Power Consumption of Kitchen Appliances in Ames, Iowa

Description

Data for power consumption of kitchen appliances in Ames, Iowa. Extends the ames_housing data set.

Contains 720 features and 2930 observations.

Examples

data("energy_usage", package = "mlr3data")
str(energy_usage)

Indian Liver Patient Dataset

Description

Classification data to predict whether or not a person is a liver patient. Obtained using the mlr3oml package. Contains 538 observations and 10 features. Target column is "diseased".

Pre-processing

  • All variables have been renamed.

  • The target variable has been re-encoded to "yes" and "no".

Source

https://www.openml.org/d/1480

Examples

data("ilpd", package = "mlr3data")
str(ilpd)

House Sales in King County

Description

Regression task to predict house sale prices for King County, including Seattle, between May 2014 and May 2015.

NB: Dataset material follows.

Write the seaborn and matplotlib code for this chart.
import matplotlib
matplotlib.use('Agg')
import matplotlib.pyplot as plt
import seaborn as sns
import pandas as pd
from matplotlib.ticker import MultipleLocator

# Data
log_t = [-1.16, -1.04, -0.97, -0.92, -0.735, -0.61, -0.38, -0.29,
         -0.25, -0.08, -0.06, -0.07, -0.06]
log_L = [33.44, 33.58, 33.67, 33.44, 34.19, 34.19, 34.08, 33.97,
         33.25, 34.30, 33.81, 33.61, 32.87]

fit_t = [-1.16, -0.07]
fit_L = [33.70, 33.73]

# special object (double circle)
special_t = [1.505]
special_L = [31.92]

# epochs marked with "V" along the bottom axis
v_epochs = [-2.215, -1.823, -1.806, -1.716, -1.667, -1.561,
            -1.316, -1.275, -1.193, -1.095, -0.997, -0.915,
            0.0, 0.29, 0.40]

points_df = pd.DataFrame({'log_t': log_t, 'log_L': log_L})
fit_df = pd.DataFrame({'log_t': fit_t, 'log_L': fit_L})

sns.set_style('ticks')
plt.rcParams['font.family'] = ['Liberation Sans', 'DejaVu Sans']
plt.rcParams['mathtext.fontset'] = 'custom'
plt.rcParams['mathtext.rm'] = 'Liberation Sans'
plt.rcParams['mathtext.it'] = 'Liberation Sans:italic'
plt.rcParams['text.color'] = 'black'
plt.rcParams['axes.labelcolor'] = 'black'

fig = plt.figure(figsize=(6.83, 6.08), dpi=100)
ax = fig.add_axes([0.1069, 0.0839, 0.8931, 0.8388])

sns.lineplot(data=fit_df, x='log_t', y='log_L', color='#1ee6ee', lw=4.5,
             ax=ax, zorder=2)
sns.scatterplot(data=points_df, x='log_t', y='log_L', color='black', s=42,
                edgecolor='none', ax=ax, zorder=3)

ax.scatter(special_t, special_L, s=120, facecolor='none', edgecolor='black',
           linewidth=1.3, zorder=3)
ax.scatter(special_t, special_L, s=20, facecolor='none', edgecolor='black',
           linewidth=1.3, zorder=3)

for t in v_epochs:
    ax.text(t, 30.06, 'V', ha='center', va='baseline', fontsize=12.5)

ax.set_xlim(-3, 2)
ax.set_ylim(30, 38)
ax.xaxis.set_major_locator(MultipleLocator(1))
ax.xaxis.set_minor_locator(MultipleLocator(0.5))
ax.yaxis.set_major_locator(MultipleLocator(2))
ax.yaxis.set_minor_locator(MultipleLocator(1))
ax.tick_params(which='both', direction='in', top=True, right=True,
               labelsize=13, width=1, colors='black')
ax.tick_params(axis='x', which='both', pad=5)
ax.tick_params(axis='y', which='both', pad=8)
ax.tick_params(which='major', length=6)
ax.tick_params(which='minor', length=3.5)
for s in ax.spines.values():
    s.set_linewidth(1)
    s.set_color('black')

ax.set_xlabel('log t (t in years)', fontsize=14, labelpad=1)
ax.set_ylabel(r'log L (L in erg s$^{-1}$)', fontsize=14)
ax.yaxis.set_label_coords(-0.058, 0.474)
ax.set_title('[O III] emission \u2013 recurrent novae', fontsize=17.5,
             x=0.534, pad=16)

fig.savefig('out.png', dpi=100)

Contains 19 features and 21613 observations. Target column is "price".

Pre-processing

  • Id column has been removed.

  • Dates in column "date" have been converted from strings to POSIXct.

  • Values 0 in feature "yr_renovated" have been replaced with NA.

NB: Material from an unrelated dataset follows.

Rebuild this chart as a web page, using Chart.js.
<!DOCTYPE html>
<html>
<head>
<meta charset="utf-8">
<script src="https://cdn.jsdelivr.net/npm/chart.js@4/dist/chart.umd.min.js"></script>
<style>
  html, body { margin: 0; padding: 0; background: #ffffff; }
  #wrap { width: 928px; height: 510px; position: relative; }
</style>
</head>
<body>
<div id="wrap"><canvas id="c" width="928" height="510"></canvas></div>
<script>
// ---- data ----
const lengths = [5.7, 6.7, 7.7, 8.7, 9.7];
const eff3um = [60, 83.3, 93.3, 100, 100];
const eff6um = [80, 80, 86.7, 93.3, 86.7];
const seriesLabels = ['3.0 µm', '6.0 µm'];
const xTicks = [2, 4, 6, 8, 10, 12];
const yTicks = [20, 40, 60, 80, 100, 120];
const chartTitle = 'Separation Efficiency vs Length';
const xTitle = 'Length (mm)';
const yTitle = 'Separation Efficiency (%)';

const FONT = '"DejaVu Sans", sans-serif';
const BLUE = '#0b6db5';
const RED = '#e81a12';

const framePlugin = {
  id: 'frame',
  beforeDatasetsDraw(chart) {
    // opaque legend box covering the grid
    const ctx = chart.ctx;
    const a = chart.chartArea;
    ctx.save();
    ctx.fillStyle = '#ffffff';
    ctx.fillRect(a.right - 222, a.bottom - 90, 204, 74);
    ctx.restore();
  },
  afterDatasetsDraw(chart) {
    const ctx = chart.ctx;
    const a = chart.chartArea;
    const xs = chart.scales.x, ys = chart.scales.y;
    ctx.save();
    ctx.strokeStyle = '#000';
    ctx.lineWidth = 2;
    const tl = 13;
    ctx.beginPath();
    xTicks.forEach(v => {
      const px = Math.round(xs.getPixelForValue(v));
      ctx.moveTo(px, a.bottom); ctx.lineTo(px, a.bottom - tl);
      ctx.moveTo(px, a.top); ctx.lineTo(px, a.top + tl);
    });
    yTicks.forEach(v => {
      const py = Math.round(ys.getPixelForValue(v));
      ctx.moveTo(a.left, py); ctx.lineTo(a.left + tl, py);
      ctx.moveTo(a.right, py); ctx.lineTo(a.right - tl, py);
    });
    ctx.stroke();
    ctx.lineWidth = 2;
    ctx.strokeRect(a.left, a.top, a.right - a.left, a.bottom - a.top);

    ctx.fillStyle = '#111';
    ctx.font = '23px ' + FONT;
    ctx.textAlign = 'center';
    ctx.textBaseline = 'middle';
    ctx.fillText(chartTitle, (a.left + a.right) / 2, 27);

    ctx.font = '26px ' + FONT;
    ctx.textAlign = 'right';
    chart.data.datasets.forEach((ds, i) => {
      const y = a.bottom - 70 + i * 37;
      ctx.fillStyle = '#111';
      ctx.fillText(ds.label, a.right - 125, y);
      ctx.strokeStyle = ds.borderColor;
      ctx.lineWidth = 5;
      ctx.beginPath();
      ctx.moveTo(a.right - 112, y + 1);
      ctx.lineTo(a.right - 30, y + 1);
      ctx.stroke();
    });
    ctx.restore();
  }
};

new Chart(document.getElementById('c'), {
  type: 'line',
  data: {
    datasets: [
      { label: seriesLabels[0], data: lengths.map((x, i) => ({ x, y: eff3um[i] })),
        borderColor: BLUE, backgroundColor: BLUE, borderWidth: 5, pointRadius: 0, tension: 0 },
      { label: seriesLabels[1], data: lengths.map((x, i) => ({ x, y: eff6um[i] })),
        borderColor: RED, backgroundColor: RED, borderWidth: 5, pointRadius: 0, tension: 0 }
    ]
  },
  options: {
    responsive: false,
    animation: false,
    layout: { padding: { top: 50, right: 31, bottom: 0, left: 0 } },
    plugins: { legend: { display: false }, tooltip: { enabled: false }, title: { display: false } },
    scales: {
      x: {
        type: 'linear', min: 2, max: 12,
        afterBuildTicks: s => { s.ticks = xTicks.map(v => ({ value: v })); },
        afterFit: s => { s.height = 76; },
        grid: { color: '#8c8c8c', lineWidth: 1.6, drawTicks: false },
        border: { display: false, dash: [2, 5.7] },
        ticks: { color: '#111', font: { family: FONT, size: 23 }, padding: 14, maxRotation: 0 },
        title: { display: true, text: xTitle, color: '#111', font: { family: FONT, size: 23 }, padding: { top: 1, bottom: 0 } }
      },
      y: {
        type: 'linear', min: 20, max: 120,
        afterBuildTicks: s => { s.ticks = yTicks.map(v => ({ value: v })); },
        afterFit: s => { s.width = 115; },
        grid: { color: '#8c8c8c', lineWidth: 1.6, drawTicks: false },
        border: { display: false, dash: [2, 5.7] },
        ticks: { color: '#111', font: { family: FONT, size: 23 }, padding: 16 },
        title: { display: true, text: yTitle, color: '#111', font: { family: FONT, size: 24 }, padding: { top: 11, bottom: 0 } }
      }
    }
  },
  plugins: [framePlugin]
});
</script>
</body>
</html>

  • Values 0 in feature "sqft_basement" have been replaced with NA.

  • Feature "waterfront" has been converted to logical.

Source

https://www.kaggle.com/datasets/harlfoxem/housesalesprediction

Examples

data("kc_housing", package = "mlr3data")
str(kc_housing)

Major League Baseball Statistics 1962-2012

Description

Regression data to predict the number of runs scored. Obtained using the mlr3oml package.

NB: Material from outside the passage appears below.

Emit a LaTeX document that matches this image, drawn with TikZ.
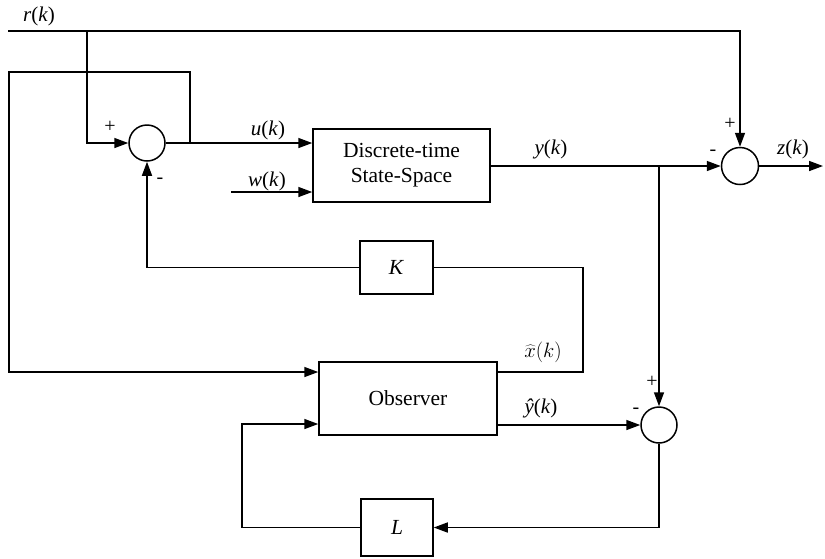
\documentclass[tikz,border=0pt]{standalone}
\usepackage{fontspec}
\setmainfont{Liberation Serif}
\usetikzlibrary{arrows.meta}
\begin{document}
\begin{tikzpicture}[x=1pt,y=-1pt,
  line width=1.5pt,
  arr/.style={-{Triangle[length=14pt,width=10pt]}},
  sumnode/.style={draw,circle,minimum size=36pt,inner sep=0pt},
  blk/.style={draw,rectangle,inner sep=0pt,align=center,font=\fontsize{21.5}{25}\selectfont},
  lbl/.style={inner sep=0pt,font=\fontsize{21}{25}\selectfont},
  sgn/.style={inner sep=0pt,font=\fontsize{20}{24}\selectfont}]
\useasboundingbox (0,0) rectangle (825,558);
% nodes
\node[sumnode] (s1) at (147,143) {};
\node[blk,minimum width=177pt,minimum height=73pt] (plant) at (401.5,165.5) {Discrete-time\\State-Space};
\node[sumnode,minimum size=37pt] (s2) at (740,166) {};
\node[blk,minimum width=73pt,minimum height=53pt] (K) at (396.5,267.5) {\textit{K}};
\node[blk,minimum width=178pt,minimum height=73pt] (obs) at (408,398.5) {Observer};
\node[sumnode] (s3) at (659,425) {};
\node[blk,minimum width=72pt,minimum height=57pt] (L) at (397,527.5) {\textit{L}};
% coordinates
\coordinate (rs) at (8,31);
\coordinate (rb) at (87,31);
\coordinate (fb) at (190,143);
\coordinate (ws) at (231,192);
\coordinate (yb) at (659,166);
\coordinate (zo) at (823,166);
% r(k)
\draw[arr] (rs) -| (s2.north);
\draw[arr] (rb) |- (s1.west);
% u(k)
\draw[arr] (s1.east) -- (s1.east -| plant.west);
\draw[arr] (fb) -- (190,72) -- (9,72) |- ([yshift=26.5pt]obs.west);
\draw[arr] (ws) -- (ws -| plant.west);
% y(k)
\draw[arr] (plant.east |- s2) -- (s2.west);
\draw[arr] (yb) -- (s3.north);
\draw[arr] (s2.east) -- (zo);
% K
\draw[arr] (K.west) -| (s1.south);
\draw (K.east) -- (583,267.5) |- ([yshift=26.5pt]obs.east);
% observer output
\draw[arr] (obs.east |- s3) -- (s3.west);
\draw[arr] (s3.south) |- (L.east);
\draw[arr] (L.west) -- (242,527.5) |- ([yshift=-25.5pt]obs.west);
% labels
\node[lbl] (lr) at (39,16) {\textit{r}(\textit{k})};
\node[lbl] (lu) at (268,130) {\textit{u}(\textit{k})};
\node[lbl] (lw) at (267,181) {\textit{w}(\textit{k})};
\node[lbl] (ly) at (551,149) {\textit{y}(\textit{k})};
\node[lbl] (lz) at (793,149) {\textit{z}(\textit{k})};
\node[lbl] (lx) at (543,352) {$\widehat{x}(k)$};
\node[lbl] (lyh) at (541,408) {\textit{ŷ}(\textit{k})};
% signs
\node[sgn] (p1) at (110,127) {+};
\node[sgn] (m1) at (160,181) {-};
\node[sgn] (p2) at (730,124) {+};
\node[sgn] (m2) at (713,153) {-};
\node[sgn] (p3) at (652,382) {+};
\node[sgn] (m3) at (636,411) {-};
\end{tikzpicture}
\end{document}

Contains 14 features and 1232 observations. Target column is "rs".

Pre-processing

  • All variable names have been converted from upper case to lower case.

  • The variables "year", ⁠"rs", ⁠"ra"⁠, ⁠"w"' have been coerced to integers.

Source

https://www.openml.org/d/41021

Examples

data("moneyball", package = "mlr3data")
str(moneyball)

Optical Recognition of Handwritten Digits

Description

Classification data to predict handwritten digits. Obtained using the mlr3oml package.

Binarized version of the original data set. The multi-class target column has been converted to a two-class nominal target column by re-labeling the majority class as positive ("P") and all others as negative ("N"). Originally converted by Quan Sun.

Contains 64 features and 5620 observations. Target column is "binaryclass".

Pre-processing

  • All feature variables "input1", ..., "input64" (number of on pixels in each block) have been coerced to integers.

  • The target variable has been renamed from "binaryClass" to "binaryclass".

Source

https://www.openml.org/d/980

Examples

data("optdigits", package = "mlr3data")
str(optdigits)

Simplified Palmer Penguins Data Set

Description

Classification data to predict the species of penguins from the palmerpenguins package. A better alternative to the iris data set.

Pre-processing

  • The unit of measurement have been removed from the column names. Lengths are given in millimeters (mm), weight in gram (g).

  • Observations with missing values have been removed.

  • Factor variables are one-hot encoded.

Source

palmerpenguins

References

Gorman KB, Williams TD, Fraser WR (2014). “Ecological Sexual Dimorphism and Environmental Variability within a Community of Antarctic Penguins (Genus Pygoscelis).” PLoS ONE, 9(3), e90081. doi:10.1371/journal.pone.0090081.

https://github.com/allisonhorst/palmerpenguins

Examples

data("penguins_simple", package = "mlr3data")
str(penguins_simple)

Titanic

Description

Classification data to predict the fate of passengers on the ocean liner "Titanic". Contains 10 features and 1309 observations. Target column is "Survived".

Pre-processing

  • All column names have been changed to snake_case.

  • training and test set have been joined. Observations of the test set have a missing value in the target column "survived".

  • Column '"survived"' has been re-encoded to a factor with levels '"yes"' and '"no"'.

  • Id column has been removed.

  • Passenger class "pclass" has been converted to an ordered factor.

  • Features "sex" and "embarked" have been converted to factors.

  • Empty strings in "cabin" and "embarked" have been encoded as missing values.

Source

titanic and https://www.kaggle.com/c/titanic/data

Examples

data("titanic", package = "mlr3data")
str(titanic)